Oh and that smiling face (😊)? For Western cultures it’s all about happiness and friendliness. In Russian cultures it’s sarcasm and irony. In many Asian cultures this is seen as far too informal for business usage.
Emojis may take on deeper subtexts within certain smaller cultural groups. In tech communities, especially startups the rocket (🚀) takes on the meaning of a successful product launch or some sort of success. A meaning that wouldn’t always be understood outside these contexts.

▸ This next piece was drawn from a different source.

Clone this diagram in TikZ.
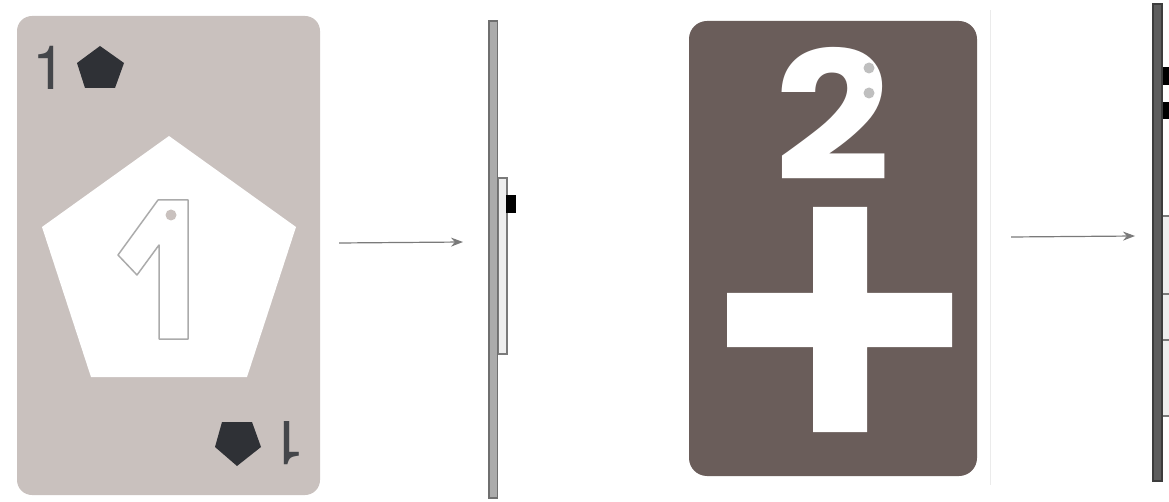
\documentclass[tikz,border=0pt]{standalone}
\usepackage{fontspec}
\setmainfont{TeX Gyre Heros}
\newfontfamily\twofont{Poppins Bold}
\usetikzlibrary{arrows.meta}
\definecolor{cardlight}{HTML}{C9C1BE}
\definecolor{carddark}{HTML}{6A5D5A}
\definecolor{pip}{HTML}{2F3136}
\definecolor{arrowgrey}{HTML}{7A7A7A}
\definecolor{barlight}{HTML}{ABABAB}
\definecolor{bardark}{HTML}{5E5E5E}
\definecolor{strip}{HTML}{EEEEEE}
\tikzset{
  x=1pt,y=-1pt,
  flow/.style={draw=arrowgrey,line width=1.2pt,-{Stealth[length=12pt,width=9pt]}},
  sidebar/.style={draw=#1!65!black,fill=#1,line width=1.4pt},
  stripbox/.style={draw=arrowgrey,fill=strip,line width=1.3pt},
  knob/.style={fill=black,draw=none},
  numeral/.style={inner sep=0pt,outer sep=0pt,text=pip!90!white}
}
\begin{document}
\begin{tikzpicture}
\useasboundingbox (0,0) rectangle (1169,502);
\begin{scope}
\clip (0,0) rectangle (1169,502);
% left card
\fill[cardlight,rounded corners=15pt] (17,16) rectangle (320,495);
\fill[white] (169,136) -- (296,227) -- (247,377) -- (91,377) -- (42,227) -- cycle;
\draw[draw=black!33,line width=1.5pt,line join=round]
  (158,200) -- (188,200) -- (188,339) -- (159,339) -- (159,245) -- (137,275) -- (118,255) -- cycle;
\fill[cardlight] (171,215) circle (5.5);
\fill[pip] (100,46) -- (124,63) -- (115,88) -- (85,88) -- (77,63) -- cycle;
\fill[pip] (222,422) -- (252,422) -- (261,447) -- (237,466) -- (215,447) -- cycle;
\node[numeral,font=\fontsize{61}{61}\selectfont] (onetop) at (49,68) {1};
\node[numeral,font=\fontsize{61}{61}\selectfont,rotate=180] (onebot) at (289,443) {1};
% right card
\draw[draw=black!8,line width=1pt] (990,10) -- (990,485);
\fill[carddark,rounded corners=18pt] (689,21) rectangle (977,476);
\node[inner sep=0pt,text=white,xscale=1.36,yscale=1.19,font=\twofont\fontsize{150}{150}\selectfont] (two) at (833,114) {2};
\fill[black!25] (869,68) circle (5.5);
\fill[black!25] (869,93) circle (5.5);
\fill[white] (813,207) -- (867,207) -- (867,293) -- (952,293) -- (952,347) -- (867,347) -- (867,432) -- (813,432) -- (813,347) -- (727,347) -- (727,293) -- (813,293) -- cycle;
% side views
\coordinate (a1) at (339,243); \coordinate (b1) at (463,242);
\coordinate (a2) at (1011,237); \coordinate (b2) at (1135,236);
\draw[flow] (a1) -- (b1);
\draw[flow] (a2) -- (b2);
\draw[stripbox] (498,178) rectangle (507,354);
\fill[knob] (506,195) rectangle (516,213);
\draw[sidebar=barlight] (489,21) rectangle (497.5,498);
\draw[stripbox] (1162.5,216) rectangle (1175,416);
\draw[arrowgrey,line width=1.3pt] (1162.5,294) -- (1175,294);
\draw[arrowgrey,line width=1.3pt] (1162.5,340) -- (1175,340);
\fill[knob] (1162,67) rectangle (1175,85);
\fill[knob] (1162,102) rectangle (1175,119);
\draw[sidebar=bardark] (1153,4) rectangle (1162,481);
\end{scope}
\end{tikzpicture}
\end{document}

The meaning applied to emojis doesn’t stand still either. They are constantly shifting in meaning across culture as a whole and within corporations. For marketers this can present a significant challenge depending on the cultural complexity of their market. We also see how different generations interpret emojis. No doubt as Gen Z ages and Gen Alpha enters the workforce, they will be interpreted differently again.
What’s also interesting, okay, well for me as an anthropologist anyway, is that we’re seeing younger generations teach older ones about communications norms when it comes to emojis. This is a flip of the usual power dynamics in communications styles and norms. Typically these are handed down by older generations.
Emojis are a form of digital semiotics. In the real-world, semiotics is all about the communication of meaning through the meaning of signs or symbols. They are interpreted differently across cultural settings. With emojis, they can carry dual meanings, denotative, the literal meaning and conotative with cultural and contextual meanings. For example;
First-Order Signification (Denotative):
🌳 literally represents a tree
😊 represents a smiling face
🏠 represents a house
Second-Order Signification (Connotative):
🌳 might represent environmentalism, growth, or stability
😊 could indicate anything from genuine happiness to passive-aggression depending on context
🏠 might represent security, wealth, or “working from home” in modern contexts
To add yet more complexity to the cultural aspects of emojis, we can add in what I term as “floating signifier chains”, where the meaning of an emoji shifts not just across cultures, but also platforms.
On Twitter (x), emojis are often used with subversive or ironic meanings whereas on LinkedIn they are used more literally and professionally. On Instagram emojis more often function as aesthetic elements rather than just communication.
Emojis can transform the the meaning of text, enabling a degree of emotion that can be misinterpreted, or convey the wrong tone as well. But in a way, this makes emojis “metalingual markers” in that they are symbols that clarify how other symbols (text) can be interpreted.
So emojis are highly complex semiotic symbols since meanings can be multiple and stacked or combined in ways more sophisticated than text-based communications. We might see them in a way as similar to how Asian languages make use of symbols and ancient Egyptian hieroglyphs or Norse runes. In a way, they echo ancient writing systems.
All languages are constantly evolving, some faster than others. A while back I wrote an essay on how emojis might, but likely won’t, become our first global language. This essay builds on that and shows that while they may not become a global language, emojis have been broadly adopted by most global cultures, but in the preferred way of that culture.
Human cultures view, adopt and adapt technologies in ways that make sense to them. Western societies tend to think technology adoption and adaptation is universal, but it has never been thus and unlikely ever will be. Cultural factors such as social governance, economic and political models, norms, behaviours and customs always factor in. It’s part of why we’re so interesting and wonderful.
Sometimes emojis can enable easier and faster cultural transmission, yet they can equally create confusion and inter-cultural misunderstanding. Yet they may be one of the better forms of cross-cultural communication we have. When we first work to understand one another.